При создании ядерного оружия возникало много проблем. И Юлий Борисович Харитон знал, что на первом этаже здания, где находился он сам, работает Михаил Васильевич — институтский Левша. И Харитон часто приглашал его, чтобы посоветоваться. Я был свидетелем того, как высоко Юлий Борисович ценил Михаила Васильевича, его талант. Конечно, уровень рабочих на заводах ВНИИЭФ превосходил многих. Но в том-то и заключалась особенность жизни на объекте, что всегда приходилось решать „сверхзадачу“, выражаясь языком Станиславского. И это позволяло выращивать поразительные кадры. Сам М. В. Белкин гордился тем, что оказался в таком месте. „С каким народом довелось работать! Гиганты — да и только!“ Помню, после успешного испытания очередного изделия передали мы конструкторскую документацию на один из узлов на московский серийный завод. Там чертежи „крутили-вертели“, анализировали не раз — и звонок к Зернову: „Сделать невозможно“. А Зернов — распоряжение: запаковать две энные сборки! Самолетом доставили их в Москву. В кабинете у директора того завода все открыли… Директор сказал тогда нам (я тоже был послан в ту командировку): „Ну, мы положены на лопатки. Надо делать. Но вы поможете“»[81].
Многое было в новинку, впервые придумывали, впервые и делали. Например, изготовили пресс-формы на долбежном станке! На ЗИСе, где хотели разместить заказ, не смогли. Убеждали уже в министерстве представителей завода по чертежам.
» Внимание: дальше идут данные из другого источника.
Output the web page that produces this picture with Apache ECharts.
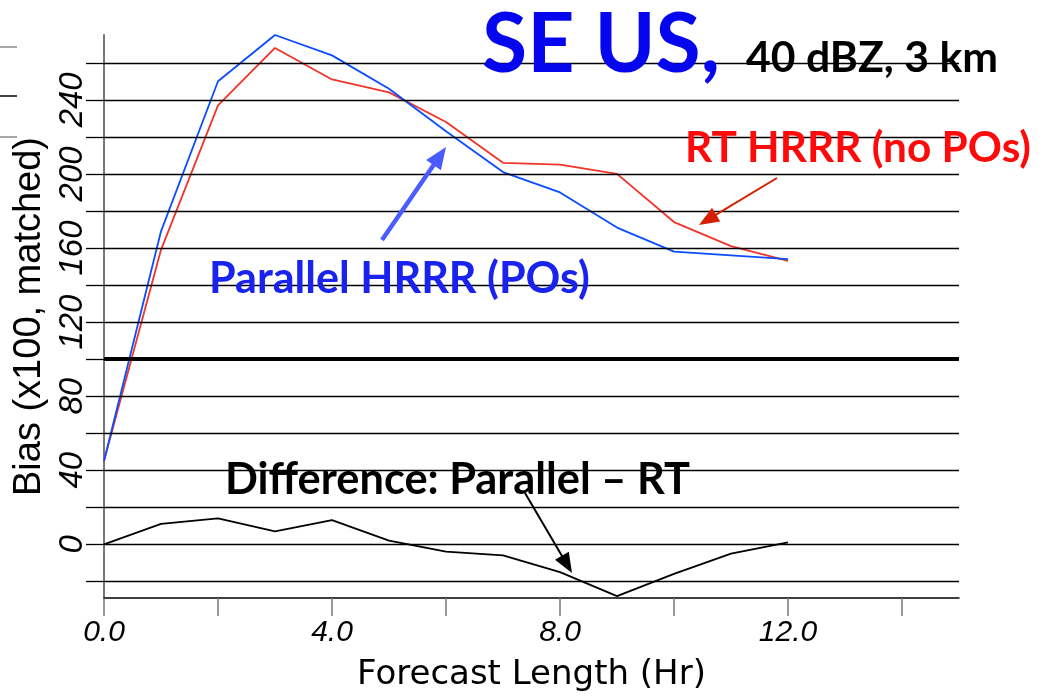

В общем, специалистам Арзамаса-16 частенько приходилось доказывать предприятиям, обязанным помогать объекту, что можно сделать и то, и это…
Именно в цехе Белкина и по его предложению был апробирован и освоен «глобусный» стол для сверления отверстий очень малого диаметра и в большом количестве (до 1000) на одну деталь.
При всем многообразии профессий, обеспечивающих деятельность объекта как единого целого, я бы выделил некоторые не столько профессиональные, сколько социально-духовные категории, оказавшие мощное воздействие на жизненный уклад и культуру советского Сарова.